Architectural Record, 1988
Unlike the far better known architectural competition for the Chicago Tribune of 1922, the Chicago central library competition was not influential, with none of the losing designs known to have been celebrated, copied, or widely reproduced in books or online. Notably, two of the most renowned North American architects of the 20th century, Mexico’s Ricardo Legoretta (design above) and Canada’s Arthur Erickson would collaborate on library designs that were not selected.
Marc Monaghan
Ricardo Legoretta (1931-2011) collaborated with Skidmore, Owings & Merrill at the Library ’88 Partnership for their unrealized library design. Legoretta’s only built work in the Chicago area is the colorful Max Palevsky Residential Commons at the University of Chicago, opening in 2001. Forgotten Chicago visited this site above during our Hyde Park Modernism Tour in 2012.
Top: Patrick Steffes Bottom: Architectural Record, 1988
Arthur Erickson (1924-2009) would collaborate with the John Buck Company and Vickrey / Ovresat / Awsumb Associates on the unbuilt library design above, that would also straddled the elevated tracks, and featured a distinctive water feature on the site of what is now Pritzker Park. While Erickson would never design a built project in Chicago, Chicago is poorer for not having a building by him, an architect whose personal life and career rivals Chicago’s most famous architect in both controversy and accomplishments.

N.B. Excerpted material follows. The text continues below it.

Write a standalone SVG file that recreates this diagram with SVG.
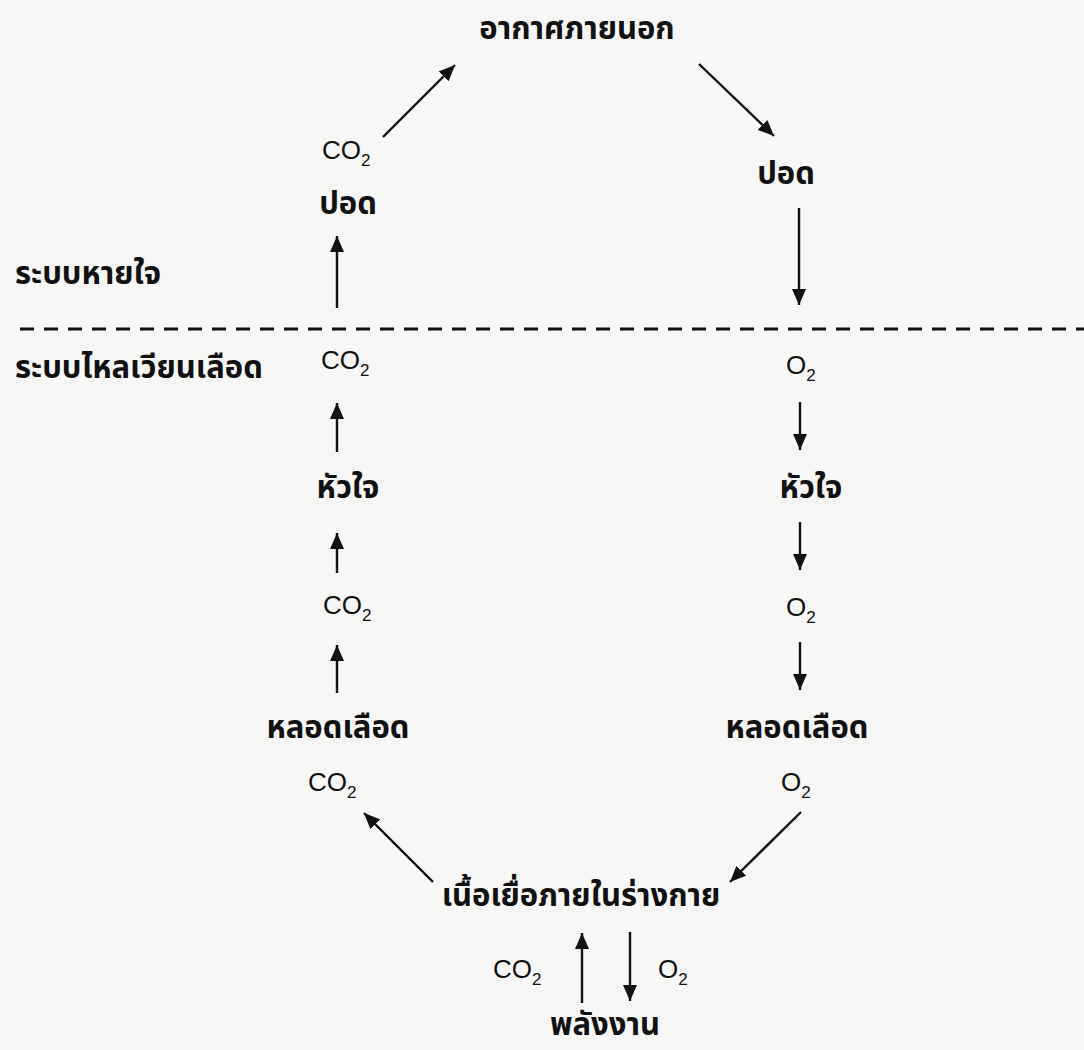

Harold Washington Library Center
The winning design for what was is now known as the Harold Washington Library Center was submitted by The Sebus Group of Hammond Beeby Babka with John Wilson & Partners and A. Epstein & Sons, Architects. Entusiastically embracing the then-popular Postmodern Style of architecture, the completed library would ultimately lead to a dramatic revitalization of South State Street and the surrounding neighborhood, and functions remarkably well 25 years later as a public library building. The library’s ninth floor Wintergarden shown above is without question one of the most extraordinary public spaces of any civic building in the U.S.